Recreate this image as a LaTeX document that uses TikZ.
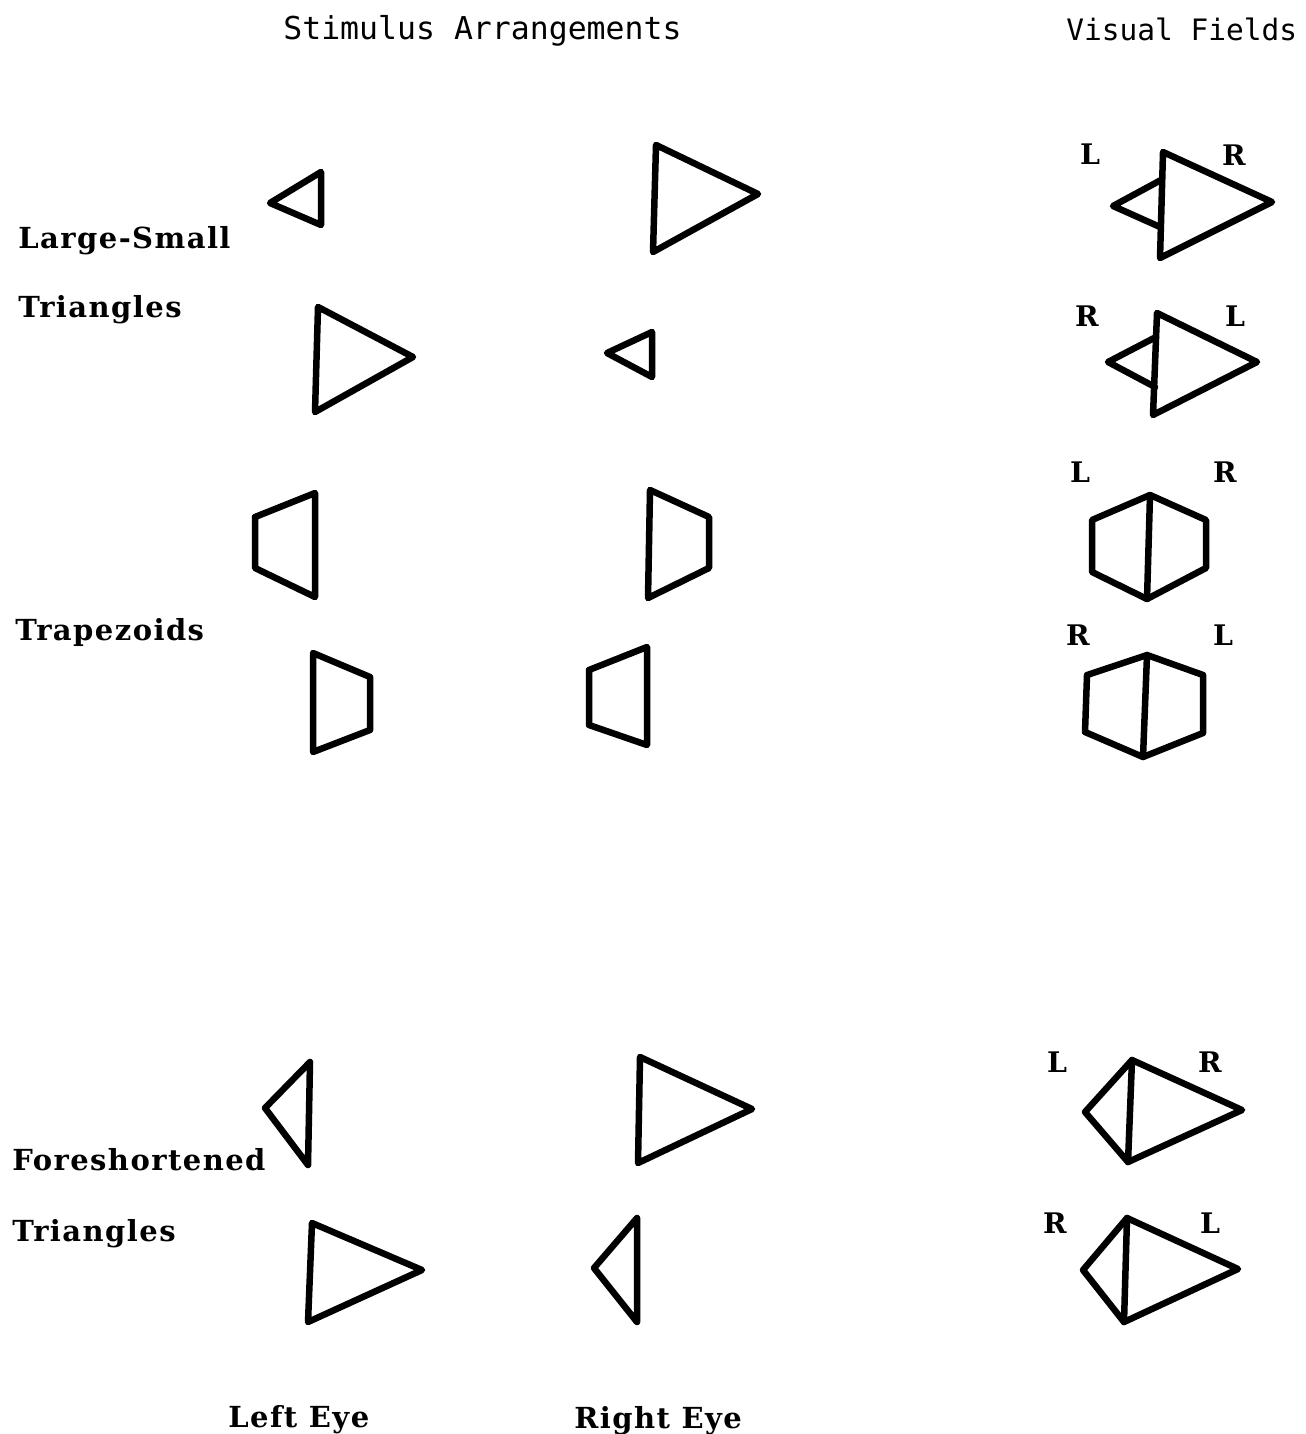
\documentclass[tikz,border=0pt]{standalone}
\usepackage{fontspec}
\newfontfamily\headfont{DejaVu Sans Mono}
\newfontfamily\labfont[LetterSpace=5]{DejaVu Serif}
\tikzset{
  fig/.style={draw=black, line width=3.9pt, line join=round, line cap=round},
  head/.style={anchor=base west, inner sep=0pt, font=\headfont\fontsize{18.9}{20}\selectfont},
  lab/.style={anchor=base west, inner sep=0pt, font=\labfont\bfseries\fontsize{17.4}{20}\selectfont},
  side/.style={anchor=center, inner sep=0pt, font=\labfont\bfseries\fontsize{17}{20}\selectfont},
}
\begin{document}
\begin{tikzpicture}[x=0.6pt,y=-0.6pt]
\useasboundingbox[fill=white] (0,0) rectangle (1305,1434);

% headings
\node[head] (hstim) at (283,40) {Stimulus Arrangements};
\node[head, font=\headfont\fontsize{17.7}{20}\selectfont] (hvis) at (1066,41) {Visual Fields};

% row labels
\node[lab] (lls1) at (18,249) {Large-Small};
\node[lab] (lls2) at (18,318) {Triangles};
\node[lab] (ltrap) at (15,640) {Trapezoids};
\node[lab] (lfs1) at (12,1170) {Foreshortened};
\node[lab] (lfs2) at (12,1241) {Triangles};
\node[lab] (lleft) at (228,1427) {Left Eye};
\node[lab] (lright) at (574,1428) {Right Eye};

% ---------- Large-Small triangles ----------
\draw[fig] (321,172) -- (270,203) -- (321,225) -- cycle;
\draw[fig] (656,145) -- (758,194) -- (653,252) -- cycle;
\draw[fig] (1163,152) -- (1272,202) -- (1160,258) -- cycle;
\draw[fig] (1161,180) -- (1113,206) -- (1160,227);
\node[side] (v1l) at (1090,154) {L};
\node[side] (v1r) at (1234,155) {R};

\draw[fig] (318,307) -- (413,357) -- (315,412) -- cycle;
\draw[fig] (652,332) -- (607,353) -- (652,377) -- cycle;
\draw[fig] (1157,313) -- (1257,362) -- (1153,415) -- cycle;
\draw[fig] (1156,337) -- (1108,362) -- (1155,387);
\node[side] (v2r) at (1087,316) {R};
\node[side] (v2l) at (1235,316) {L};

% ---------- Trapezoids ----------
\draw[fig] (315,493) -- (255,517) -- (255,568) -- (315,597) -- cycle;
\draw[fig] (650,490) -- (709,517) -- (709,568) -- (648,598) -- cycle;
\draw[fig] (1150,495) -- (1092,520) -- (1092,572) -- (1147,599) -- (1206,568) -- (1206,520) -- cycle;
\draw[fig] (1150,495) -- (1147,599);
\node[side] (v3l) at (1080,472) {L};
\node[side] (v3r) at (1225,472) {R};

\draw[fig] (313,653) -- (370,677) -- (370,730) -- (313,752) -- cycle;
\draw[fig] (647,647) -- (589,670) -- (589,725) -- (647,745) -- cycle;
\draw[fig] (1147,655) -- (1087,675) -- (1085,732) -- (1143,757) -- (1203,733) -- (1203,675) -- cycle;
\draw[fig] (1147,655) -- (1143,757);
\node[side] (v4r) at (1078,635) {R};
\node[side] (v4l) at (1223,635) {L};

% ---------- Foreshortened triangles ----------
\draw[fig] (310,1062) -- (265,1108) -- (308,1165) -- cycle;
\draw[fig] (640,1057) -- (752,1109) -- (638,1163) -- cycle;
\draw[fig] (1132,1060) -- (1085,1112) -- (1128,1162) -- (1242,1110) -- cycle;
\draw[fig] (1132,1060) -- (1128,1162);
\node[side] (v5l) at (1057,1062) {L};
\node[side] (v5r) at (1210,1062) {R};

\draw[fig] (312,1223) -- (422,1270) -- (308,1322) -- cycle;
\draw[fig] (637,1218) -- (594,1268) -- (637,1322) -- cycle;
\draw[fig] (1127,1218) -- (1083,1270) -- (1124,1322) -- (1238,1269) -- cycle;
\draw[fig] (1127,1218) -- (1124,1322);
\node[side] (v6r) at (1055,1223) {R};
\node[side] (v6l) at (1210,1223) {L};
\end{tikzpicture}
\end{document}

***

__PROMPT__.
The data should be printed again unchanged; leave its pictures out.

__SOLUTION TO THE EXERCISE__.
Recreate this image as a LaTeX document that uses TikZ.
\documentclass[tikz,border=0pt]{standalone}
\usepackage{fontspec}
\newfontfamily\headfont{DejaVu Sans Mono}
\newfontfamily\labfont[LetterSpace=5]{DejaVu Serif}
\tikzset{
  fig/.style={draw=black, line width=3.9pt, line join=round, line cap=round},
  head/.style={anchor=base west, inner sep=0pt, font=\headfont\fontsize{18.9}{20}\selectfont},
  lab/.style={anchor=base west, inner sep=0pt, font=\labfont\bfseries\fontsize{17.4}{20}\selectfont},
  side/.style={anchor=center, inner sep=0pt, font=\labfont\bfseries\fontsize{17}{20}\selectfont},
}
\begin{document}
\begin{tikzpicture}[x=0.6pt,y=-0.6pt]
\useasboundingbox[fill=white] (0,0) rectangle (1305,1434);

% headings
\node[head] (hstim) at (283,40) {Stimulus Arrangements};
\node[head, font=\headfont\fontsize{17.7}{20}\selectfont] (hvis) at (1066,41) {Visual Fields};

% row labels
\node[lab] (lls1) at (18,249) {Large-Small};
\node[lab] (lls2) at (18,318) {Triangles};
\node[lab] (ltrap) at (15,640) {Trapezoids};
\node[lab] (lfs1) at (12,1170) {Foreshortened};
\node[lab] (lfs2) at (12,1241) {Triangles};
\node[lab] (lleft) at (228,1427) {Left Eye};
\node[lab] (lright) at (574,1428) {Right Eye};

% ---------- Large-Small triangles ----------
\draw[fig] (321,172) -- (270,203) -- (321,225) -- cycle;
\draw[fig] (656,145) -- (758,194) -- (653,252) -- cycle;
\draw[fig] (1163,152) -- (1272,202) -- (1160,258) -- cycle;
\draw[fig] (1161,180) -- (1113,206) -- (1160,227);
\node[side] (v1l) at (1090,154) {L};
\node[side] (v1r) at (1234,155) {R};

\draw[fig] (318,307) -- (413,357) -- (315,412) -- cycle;
\draw[fig] (652,332) -- (607,353) -- (652,377) -- cycle;
\draw[fig] (1157,313) -- (1257,362) -- (1153,415) -- cycle;
\draw[fig] (1156,337) -- (1108,362) -- (1155,387);
\node[side] (v2r) at (1087,316) {R};
\node[side] (v2l) at (1235,316) {L};

% ---------- Trapezoids ----------
\draw[fig] (315,493) -- (255,517) -- (255,568) -- (315,597) -- cycle;
\draw[fig] (650,490) -- (709,517) -- (709,568) -- (648,598) -- cycle;
\draw[fig] (1150,495) -- (1092,520) -- (1092,572) -- (1147,599) -- (1206,568) -- (1206,520) -- cycle;
\draw[fig] (1150,495) -- (1147,599);
\node[side] (v3l) at (1080,472) {L};
\node[side] (v3r) at (1225,472) {R};

\draw[fig] (313,653) -- (370,677) -- (370,730) -- (313,752) -- cycle;
\draw[fig] (647,647) -- (589,670) -- (589,725) -- (647,745) -- cycle;
\draw[fig] (1147,655) -- (1087,675) -- (1085,732) -- (1143,757) -- (1203,733) -- (1203,675) -- cycle;
\draw[fig] (1147,655) -- (1143,757);
\node[side] (v4r) at (1078,635) {R};
\node[side] (v4l) at (1223,635) {L};

% ---------- Foreshortened triangles ----------
\draw[fig] (310,1062) -- (265,1108) -- (308,1165) -- cycle;
\draw[fig] (640,1057) -- (752,1109) -- (638,1163) -- cycle;
\draw[fig] (1132,1060) -- (1085,1112) -- (1128,1162) -- (1242,1110) -- cycle;
\draw[fig] (1132,1060) -- (1128,1162);
\node[side] (v5l) at (1057,1062) {L};
\node[side] (v5r) at (1210,1062) {R};

\draw[fig] (312,1223) -- (422,1270) -- (308,1322) -- cycle;
\draw[fig] (637,1218) -- (594,1268) -- (637,1322) -- cycle;
\draw[fig] (1127,1218) -- (1083,1270) -- (1124,1322) -- (1238,1269) -- cycle;
\draw[fig] (1127,1218) -- (1124,1322);
\node[side] (v6r) at (1055,1223) {R};
\node[side] (v6l) at (1210,1223) {L};
\end{tikzpicture}
\end{document}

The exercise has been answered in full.